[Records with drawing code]

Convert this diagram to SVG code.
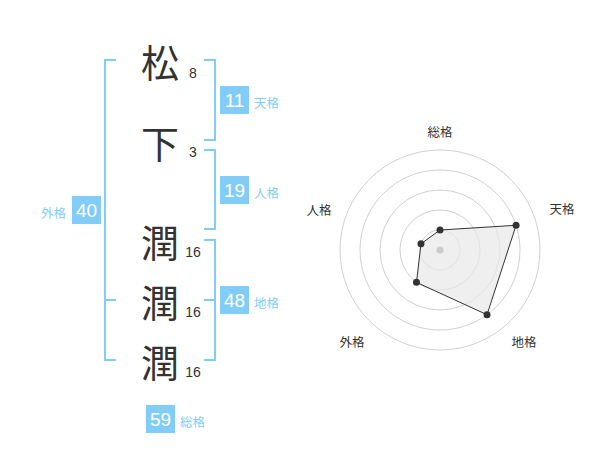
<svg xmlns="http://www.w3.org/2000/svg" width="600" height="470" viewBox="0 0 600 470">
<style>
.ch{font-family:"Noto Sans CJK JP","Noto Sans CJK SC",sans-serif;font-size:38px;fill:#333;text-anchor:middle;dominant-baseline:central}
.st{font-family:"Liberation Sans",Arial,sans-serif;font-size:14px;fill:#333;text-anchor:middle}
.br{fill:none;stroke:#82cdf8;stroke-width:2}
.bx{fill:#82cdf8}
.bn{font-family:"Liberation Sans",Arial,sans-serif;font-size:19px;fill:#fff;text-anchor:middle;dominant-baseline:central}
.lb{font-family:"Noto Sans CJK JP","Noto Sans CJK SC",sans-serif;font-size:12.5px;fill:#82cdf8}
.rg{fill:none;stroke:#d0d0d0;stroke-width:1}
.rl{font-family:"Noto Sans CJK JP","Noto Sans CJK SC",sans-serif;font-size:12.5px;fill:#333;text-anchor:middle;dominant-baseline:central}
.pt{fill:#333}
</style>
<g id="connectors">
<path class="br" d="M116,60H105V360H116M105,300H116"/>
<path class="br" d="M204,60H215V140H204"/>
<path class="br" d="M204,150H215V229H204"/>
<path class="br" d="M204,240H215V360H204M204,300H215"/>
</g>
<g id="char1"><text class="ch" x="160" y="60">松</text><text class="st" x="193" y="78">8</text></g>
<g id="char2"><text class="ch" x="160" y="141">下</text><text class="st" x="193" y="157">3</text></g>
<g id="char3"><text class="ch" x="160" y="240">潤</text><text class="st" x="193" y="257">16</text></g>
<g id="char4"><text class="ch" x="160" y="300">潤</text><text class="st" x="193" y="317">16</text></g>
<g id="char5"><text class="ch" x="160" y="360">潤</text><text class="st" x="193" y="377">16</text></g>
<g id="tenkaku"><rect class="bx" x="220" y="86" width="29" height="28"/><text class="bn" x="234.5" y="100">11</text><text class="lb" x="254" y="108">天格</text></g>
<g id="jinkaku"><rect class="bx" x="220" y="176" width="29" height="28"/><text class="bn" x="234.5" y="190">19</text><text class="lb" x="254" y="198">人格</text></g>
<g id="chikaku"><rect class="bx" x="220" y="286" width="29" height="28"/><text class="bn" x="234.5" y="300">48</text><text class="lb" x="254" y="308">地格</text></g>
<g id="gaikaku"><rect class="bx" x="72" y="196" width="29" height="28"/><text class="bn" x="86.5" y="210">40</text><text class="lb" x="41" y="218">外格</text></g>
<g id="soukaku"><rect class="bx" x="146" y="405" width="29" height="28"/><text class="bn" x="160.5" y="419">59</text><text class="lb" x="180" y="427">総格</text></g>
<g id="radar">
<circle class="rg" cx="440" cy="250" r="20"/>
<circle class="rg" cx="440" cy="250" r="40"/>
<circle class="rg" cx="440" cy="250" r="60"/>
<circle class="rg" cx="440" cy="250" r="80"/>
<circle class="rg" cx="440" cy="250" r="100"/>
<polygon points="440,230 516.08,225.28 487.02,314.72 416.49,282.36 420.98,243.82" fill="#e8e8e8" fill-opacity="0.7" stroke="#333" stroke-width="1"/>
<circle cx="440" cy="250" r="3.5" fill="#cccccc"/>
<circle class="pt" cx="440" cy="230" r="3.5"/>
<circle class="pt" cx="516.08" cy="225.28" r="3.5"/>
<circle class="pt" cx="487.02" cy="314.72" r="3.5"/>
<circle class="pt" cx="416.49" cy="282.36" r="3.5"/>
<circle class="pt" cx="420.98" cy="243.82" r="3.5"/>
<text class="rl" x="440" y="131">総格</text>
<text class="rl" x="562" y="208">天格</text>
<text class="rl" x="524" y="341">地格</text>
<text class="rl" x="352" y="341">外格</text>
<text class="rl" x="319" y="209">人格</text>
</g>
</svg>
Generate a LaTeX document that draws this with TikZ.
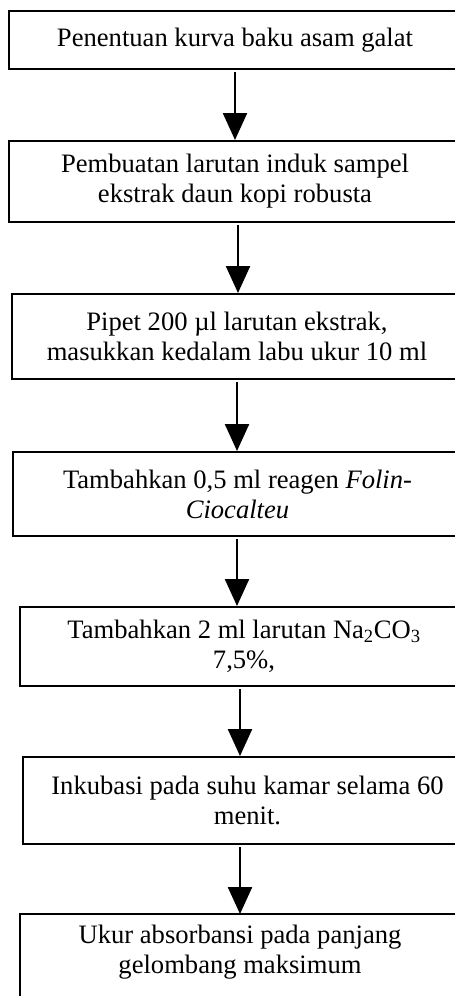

* * *

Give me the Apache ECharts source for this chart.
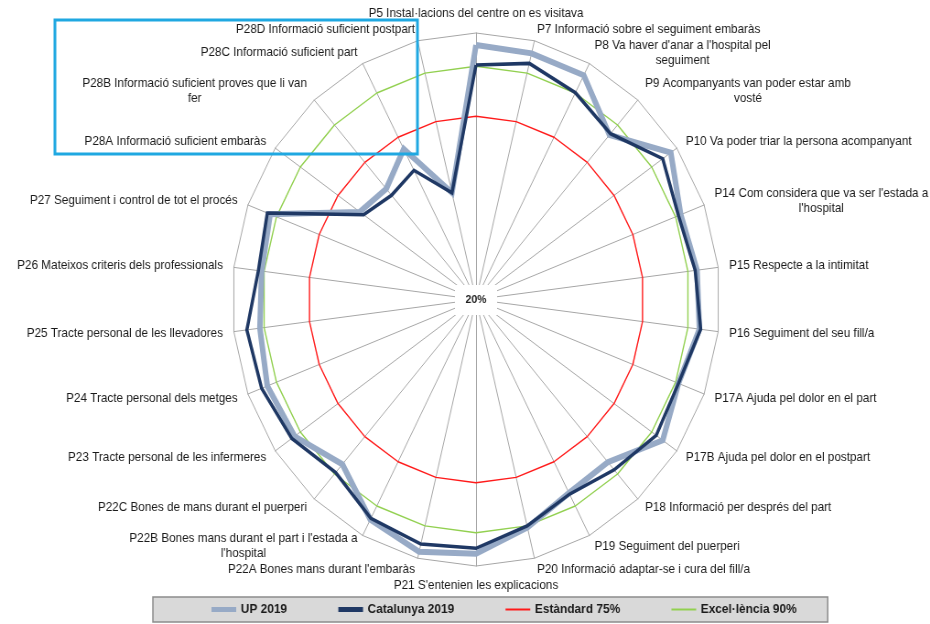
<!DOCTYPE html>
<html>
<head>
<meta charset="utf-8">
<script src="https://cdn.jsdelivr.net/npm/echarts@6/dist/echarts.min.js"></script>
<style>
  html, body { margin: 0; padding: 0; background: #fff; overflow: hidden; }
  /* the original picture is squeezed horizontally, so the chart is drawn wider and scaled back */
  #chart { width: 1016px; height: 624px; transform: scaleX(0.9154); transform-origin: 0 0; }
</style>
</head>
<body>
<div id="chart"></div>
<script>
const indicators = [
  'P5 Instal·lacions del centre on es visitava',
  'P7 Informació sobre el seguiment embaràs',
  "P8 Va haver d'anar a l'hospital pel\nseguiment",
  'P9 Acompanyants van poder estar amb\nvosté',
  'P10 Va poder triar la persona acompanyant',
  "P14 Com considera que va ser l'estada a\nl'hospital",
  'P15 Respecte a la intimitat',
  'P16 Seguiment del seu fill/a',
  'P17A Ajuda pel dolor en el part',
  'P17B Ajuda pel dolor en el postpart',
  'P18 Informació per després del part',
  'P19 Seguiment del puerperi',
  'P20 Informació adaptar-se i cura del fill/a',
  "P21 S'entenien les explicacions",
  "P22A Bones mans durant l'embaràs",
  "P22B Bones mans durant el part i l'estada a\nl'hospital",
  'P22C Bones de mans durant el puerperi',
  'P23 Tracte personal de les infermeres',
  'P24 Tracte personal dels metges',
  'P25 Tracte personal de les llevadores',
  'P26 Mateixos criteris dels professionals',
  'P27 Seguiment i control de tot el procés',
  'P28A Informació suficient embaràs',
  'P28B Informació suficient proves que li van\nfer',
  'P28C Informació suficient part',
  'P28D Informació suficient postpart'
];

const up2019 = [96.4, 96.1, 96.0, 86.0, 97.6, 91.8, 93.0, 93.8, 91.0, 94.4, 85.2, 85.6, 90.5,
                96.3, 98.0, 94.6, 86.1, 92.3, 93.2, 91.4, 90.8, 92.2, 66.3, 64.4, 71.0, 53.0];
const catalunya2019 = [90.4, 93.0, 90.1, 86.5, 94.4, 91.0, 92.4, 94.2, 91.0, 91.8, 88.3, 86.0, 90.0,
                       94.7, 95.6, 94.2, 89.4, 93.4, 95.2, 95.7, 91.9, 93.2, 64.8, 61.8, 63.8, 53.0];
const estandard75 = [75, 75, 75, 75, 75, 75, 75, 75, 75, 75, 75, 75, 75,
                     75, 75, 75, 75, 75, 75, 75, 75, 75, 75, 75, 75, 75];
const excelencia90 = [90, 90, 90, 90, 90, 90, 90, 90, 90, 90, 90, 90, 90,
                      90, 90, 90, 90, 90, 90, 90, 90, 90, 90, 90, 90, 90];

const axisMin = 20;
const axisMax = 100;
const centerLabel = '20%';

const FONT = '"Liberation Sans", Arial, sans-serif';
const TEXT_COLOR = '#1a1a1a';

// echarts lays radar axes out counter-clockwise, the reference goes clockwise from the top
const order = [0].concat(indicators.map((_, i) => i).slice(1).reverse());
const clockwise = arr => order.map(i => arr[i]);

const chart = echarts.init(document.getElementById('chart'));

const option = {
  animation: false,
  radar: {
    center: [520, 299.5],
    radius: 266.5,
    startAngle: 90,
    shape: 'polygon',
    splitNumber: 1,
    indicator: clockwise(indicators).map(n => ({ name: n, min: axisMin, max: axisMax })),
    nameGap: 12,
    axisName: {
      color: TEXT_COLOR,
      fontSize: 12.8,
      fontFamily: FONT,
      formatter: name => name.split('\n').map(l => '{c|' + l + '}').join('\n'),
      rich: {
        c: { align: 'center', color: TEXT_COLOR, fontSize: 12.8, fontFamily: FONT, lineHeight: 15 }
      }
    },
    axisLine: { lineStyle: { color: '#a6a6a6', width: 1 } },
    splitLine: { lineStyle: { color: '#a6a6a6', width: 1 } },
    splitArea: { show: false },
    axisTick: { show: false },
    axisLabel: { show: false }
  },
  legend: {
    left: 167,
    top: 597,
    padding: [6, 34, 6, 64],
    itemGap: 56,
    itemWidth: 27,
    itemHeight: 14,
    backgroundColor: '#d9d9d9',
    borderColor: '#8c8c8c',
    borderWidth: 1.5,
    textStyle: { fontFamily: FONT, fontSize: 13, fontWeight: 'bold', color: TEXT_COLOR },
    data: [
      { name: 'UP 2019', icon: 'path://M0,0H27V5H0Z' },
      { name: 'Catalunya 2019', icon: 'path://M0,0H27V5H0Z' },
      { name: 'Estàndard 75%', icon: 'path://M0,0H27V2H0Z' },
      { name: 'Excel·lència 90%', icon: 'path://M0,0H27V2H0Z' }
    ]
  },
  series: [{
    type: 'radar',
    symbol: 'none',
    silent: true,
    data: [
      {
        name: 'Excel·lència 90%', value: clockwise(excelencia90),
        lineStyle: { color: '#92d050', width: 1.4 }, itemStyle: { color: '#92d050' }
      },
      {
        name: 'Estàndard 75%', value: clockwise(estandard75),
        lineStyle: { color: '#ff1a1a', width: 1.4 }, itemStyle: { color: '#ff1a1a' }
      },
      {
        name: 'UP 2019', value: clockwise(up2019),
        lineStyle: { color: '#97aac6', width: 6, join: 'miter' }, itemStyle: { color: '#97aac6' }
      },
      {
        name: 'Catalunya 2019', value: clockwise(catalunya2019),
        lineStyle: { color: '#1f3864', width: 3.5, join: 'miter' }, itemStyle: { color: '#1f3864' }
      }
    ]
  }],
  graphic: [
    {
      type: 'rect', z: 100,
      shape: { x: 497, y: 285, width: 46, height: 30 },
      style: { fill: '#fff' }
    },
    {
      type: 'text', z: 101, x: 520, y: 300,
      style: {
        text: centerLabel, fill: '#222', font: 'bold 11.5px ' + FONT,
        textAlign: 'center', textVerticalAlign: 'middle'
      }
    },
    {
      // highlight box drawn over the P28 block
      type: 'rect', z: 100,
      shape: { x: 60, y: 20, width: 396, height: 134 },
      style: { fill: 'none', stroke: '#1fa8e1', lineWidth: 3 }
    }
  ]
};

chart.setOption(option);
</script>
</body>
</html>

Goal -
Every line of the records that includes the word "this" should be gathered.

Solution to the problem -
Convert this diagram to SVG code.
Generate a LaTeX document that draws this with TikZ.
Give me the Apache ECharts source for this chart.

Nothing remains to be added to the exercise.